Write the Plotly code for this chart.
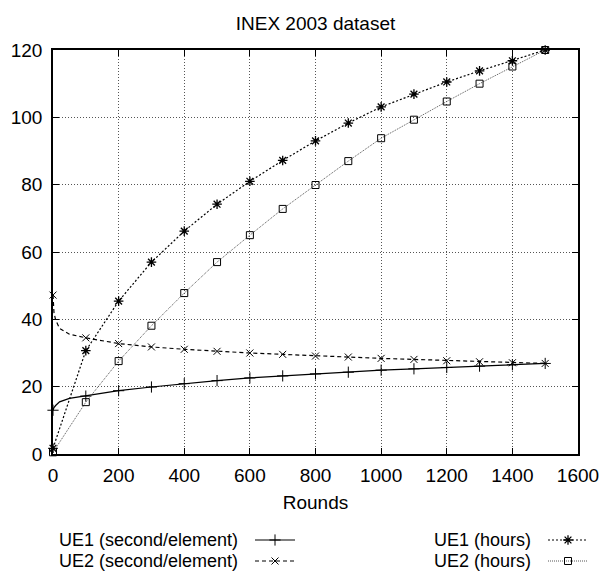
import plotly.graph_objects as go

# ---------- data ----------
rounds = [0, 100, 200, 300, 400, 500, 600, 700, 800, 900, 1000, 1100, 1200, 1300, 1400, 1500]

ue1_sec = [13.0, 17.2, 18.8, 19.9, 20.9, 21.8, 22.6, 23.2, 23.8, 24.3, 24.9, 25.3, 25.7, 26.1, 26.5, 26.9]
ue2_sec = [47.2, 34.5, 32.8, 31.8, 31.1, 30.5, 30.0, 29.6, 29.1, 28.8, 28.4, 28.1, 27.7, 27.4, 27.1, 26.9]
ue1_hours = [1.7, 30.7, 45.4, 57.0, 66.2, 74.2, 81.0, 87.2, 93.0, 98.3, 103.1, 106.9, 110.5, 113.8, 116.8, 120.0]
ue2_hours = [0.5, 15.4, 27.6, 38.1, 47.8, 57.0, 65.0, 72.8, 79.9, 87.0, 93.8, 99.3, 104.7, 110.0, 115.1, 120.0]

# extra curve samples near the start (the per-element curves bend sharply there)
early_rounds = [3, 8, 20, 50]
ue1_sec_early = [13.8, 14.4, 15.5, 16.5]
ue2_sec_early = [42.0, 39.8, 37.3, 35.6]

series_names = ["UE1 (second/element)", "UE2 (second/element)", "UE1 (hours)", "UE2 (hours)"]

x_ticks = [0, 200, 400, 600, 800, 1000, 1200, 1400, 1600]
y_ticks = [0, 20, 40, 60, 80, 100, 120]

FONT = "Liberation Sans, Arial, Helvetica, sans-serif"
FS = 19
FS_LEG = 18

# plot-area geometry in pixels (used only for placing the legend pieces)
L, T, W, H = 53, 50, 525, 404


def dense(x_main, y_main, x_extra, y_extra):
    pts = sorted(list(zip(x_main, y_main)) + list(zip(x_extra, y_extra)))
    return [p[0] for p in pts], [p[1] for p in pts]


styles = [
    (dict(color="black", width=1.2, dash="solid"),
     dict(symbol="cross-thin", size=8, line=dict(color="black", width=1))),
    (dict(color="black", width=1.2, dash="4px,3px"),
     dict(symbol="x-thin", size=7, line=dict(color="black", width=1))),
    (dict(color="black", width=1.2, dash="2px,2px"),
     dict(symbol="asterisk", size=8, line=dict(color="black", width=1.3))),
    (dict(color="#555555", width=1, dash="1px,1px"),
     dict(symbol="square-open", size=7, color="black", line=dict(color="black", width=1))),
]
data = [
    (rounds, ue1_sec, early_rounds, ue1_sec_early),
    (rounds, ue2_sec, early_rounds, ue2_sec_early),
    (rounds, ue1_hours, [], []),
    (rounds, ue2_hours, [], []),
]

fig = go.Figure()
for name, (xs, ys, xe, ye), (line, marker) in zip(series_names, data, styles):
    dx, dy = dense(xs, ys, xe, ye)
    fig.add_trace(go.Scatter(x=dx, y=dy, mode="lines", line=line, showlegend=False,
                             hoverinfo="skip", cliponaxis=False))
    fig.add_trace(go.Scatter(x=xs, y=ys, mode="markers", marker=marker, showlegend=False,
                             name=name, cliponaxis=False))

# legend: gnuplot style, label text right-aligned and the sample to its right
# (label px-right, row px-centre, sample px-left)
legend_slots = [(240, 540, 250), (240, 561, 250), (533, 540, 543), (533, 561, 543)]
legend_ids = ["legend", "legend2", "legend3", "legend4"]
legend_layout = {}
for idx, name in enumerate(series_names):
    line, marker = styles[idx]
    lx, ly, sx = legend_slots[idx]
    fig.add_trace(go.Scatter(x=[None], y=[None], mode="lines+markers", name="",
                             legend=legend_ids[idx], line=line, marker=marker,
                             hoverinfo="skip"))
    fig.add_annotation(text=name, xref="paper", yref="paper",
                       x=(lx - L) / W, y=(T + H - ly) / H,
                       xanchor="right", yanchor="middle", showarrow=False,
                       font=dict(family=FONT, size=FS_LEG, color="black"))
    legend_layout[legend_ids[idx]] = dict(
        orientation="h", xanchor="left", yanchor="middle",
        x=(sx - L) / W, y=(T + H - ly) / H,
        itemwidth=40, font=dict(family=FONT, size=12, color="black"),
        bgcolor="rgba(0,0,0,0)", borderwidth=0)

axis_common = dict(
    showline=True, linecolor="black", linewidth=1.5, mirror="ticks",
    ticks="inside", ticklen=6, tickcolor="black",
    showgrid=True, gridcolor="#555555", griddash="1px,2px", gridwidth=1,
    zeroline=False, tickfont=dict(family=FONT, size=FS, color="black"),
)

fig.update_xaxes(range=[0, 1600], tickvals=x_ticks, ticklabelstandoff=3,
                 title=dict(text="Rounds", font=dict(family=FONT, size=FS, color="black"),
                            standoff=11),
                 **axis_common)
fig.update_yaxes(range=[0, 120], tickvals=y_ticks, ticklabelstandoff=5, **axis_common)

fig.update_layout(
    width=603, height=572,
    margin=dict(l=L, r=603 - L - W, t=T, b=572 - T - H, autoexpand=False),
    paper_bgcolor="white", plot_bgcolor="white",
    title=dict(text="INEX 2003 dataset", x=0.5, xref="paper", y=1 - 23 / 572,
               yref="container", yanchor="middle",
               font=dict(family=FONT, size=FS, color="black")),
    font=dict(family=FONT, color="black"),
    **legend_layout,
)

fig.write_html("out.html", config={"displayModeBar": False},
               post_script="document.body.style.margin='0';")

* **Stated exercise**
Quote every line word for word and keep the images out of the copy.

* **Answer**
Write the Plotly code for this chart.
import plotly.graph_objects as go

# ---------- data ----------
rounds = [0, 100, 200, 300, 400, 500, 600, 700, 800, 900, 1000, 1100, 1200, 1300, 1400, 1500]

ue1_sec = [13.0, 17.2, 18.8, 19.9, 20.9, 21.8, 22.6, 23.2, 23.8, 24.3, 24.9, 25.3, 25.7, 26.1, 26.5, 26.9]
ue2_sec = [47.2, 34.5, 32.8, 31.8, 31.1, 30.5, 30.0, 29.6, 29.1, 28.8, 28.4, 28.1, 27.7, 27.4, 27.1, 26.9]
ue1_hours = [1.7, 30.7, 45.4, 57.0, 66.2, 74.2, 81.0, 87.2, 93.0, 98.3, 103.1, 106.9, 110.5, 113.8, 116.8, 120.0]
ue2_hours = [0.5, 15.4, 27.6, 38.1, 47.8, 57.0, 65.0, 72.8, 79.9, 87.0, 93.8, 99.3, 104.7, 110.0, 115.1, 120.0]

# extra curve samples near the start (the per-element curves bend sharply there)
early_rounds = [3, 8, 20, 50]
ue1_sec_early = [13.8, 14.4, 15.5, 16.5]
ue2_sec_early = [42.0, 39.8, 37.3, 35.6]

series_names = ["UE1 (second/element)", "UE2 (second/element)", "UE1 (hours)", "UE2 (hours)"]

x_ticks = [0, 200, 400, 600, 800, 1000, 1200, 1400, 1600]
y_ticks = [0, 20, 40, 60, 80, 100, 120]

FONT = "Liberation Sans, Arial, Helvetica, sans-serif"
FS = 19
FS_LEG = 18

# plot-area geometry in pixels (used only for placing the legend pieces)
L, T, W, H = 53, 50, 525, 404


def dense(x_main, y_main, x_extra, y_extra):
    pts = sorted(list(zip(x_main, y_main)) + list(zip(x_extra, y_extra)))
    return [p[0] for p in pts], [p[1] for p in pts]


styles = [
    (dict(color="black", width=1.2, dash="solid"),
     dict(symbol="cross-thin", size=8, line=dict(color="black", width=1))),
    (dict(color="black", width=1.2, dash="4px,3px"),
     dict(symbol="x-thin", size=7, line=dict(color="black", width=1))),
    (dict(color="black", width=1.2, dash="2px,2px"),
     dict(symbol="asterisk", size=8, line=dict(color="black", width=1.3))),
    (dict(color="#555555", width=1, dash="1px,1px"),
     dict(symbol="square-open", size=7, color="black", line=dict(color="black", width=1))),
]
data = [
    (rounds, ue1_sec, early_rounds, ue1_sec_early),
    (rounds, ue2_sec, early_rounds, ue2_sec_early),
    (rounds, ue1_hours, [], []),
    (rounds, ue2_hours, [], []),
]

fig = go.Figure()
for name, (xs, ys, xe, ye), (line, marker) in zip(series_names, data, styles):
    dx, dy = dense(xs, ys, xe, ye)
    fig.add_trace(go.Scatter(x=dx, y=dy, mode="lines", line=line, showlegend=False,
                             hoverinfo="skip", cliponaxis=False))
    fig.add_trace(go.Scatter(x=xs, y=ys, mode="markers", marker=marker, showlegend=False,
                             name=name, cliponaxis=False))

# legend: gnuplot style, label text right-aligned and the sample to its right
# (label px-right, row px-centre, sample px-left)
legend_slots = [(240, 540, 250), (240, 561, 250), (533, 540, 543), (533, 561, 543)]
legend_ids = ["legend", "legend2", "legend3", "legend4"]
legend_layout = {}
for idx, name in enumerate(series_names):
    line, marker = styles[idx]
    lx, ly, sx = legend_slots[idx]
    fig.add_trace(go.Scatter(x=[None], y=[None], mode="lines+markers", name="",
                             legend=legend_ids[idx], line=line, marker=marker,
                             hoverinfo="skip"))
    fig.add_annotation(text=name, xref="paper", yref="paper",
                       x=(lx - L) / W, y=(T + H - ly) / H,
                       xanchor="right", yanchor="middle", showarrow=False,
                       font=dict(family=FONT, size=FS_LEG, color="black"))
    legend_layout[legend_ids[idx]] = dict(
        orientation="h", xanchor="left", yanchor="middle",
        x=(sx - L) / W, y=(T + H - ly) / H,
        itemwidth=40, font=dict(family=FONT, size=12, color="black"),
        bgcolor="rgba(0,0,0,0)", borderwidth=0)

axis_common = dict(
    showline=True, linecolor="black", linewidth=1.5, mirror="ticks",
    ticks="inside", ticklen=6, tickcolor="black",
    showgrid=True, gridcolor="#555555", griddash="1px,2px", gridwidth=1,
    zeroline=False, tickfont=dict(family=FONT, size=FS, color="black"),
)

fig.update_xaxes(range=[0, 1600], tickvals=x_ticks, ticklabelstandoff=3,
                 title=dict(text="Rounds", font=dict(family=FONT, size=FS, color="black"),
                            standoff=11),
                 **axis_common)
fig.update_yaxes(range=[0, 120], tickvals=y_ticks, ticklabelstandoff=5, **axis_common)

fig.update_layout(
    width=603, height=572,
    margin=dict(l=L, r=603 - L - W, t=T, b=572 - T - H, autoexpand=False),
    paper_bgcolor="white", plot_bgcolor="white",
    title=dict(text="INEX 2003 dataset", x=0.5, xref="paper", y=1 - 23 / 572,
               yref="container", yanchor="middle",
               font=dict(family=FONT, size=FS, color="black")),
    font=dict(family=FONT, color="black"),
    **legend_layout,
)

fig.write_html("out.html", config={"displayModeBar": False},
               post_script="document.body.style.margin='0';")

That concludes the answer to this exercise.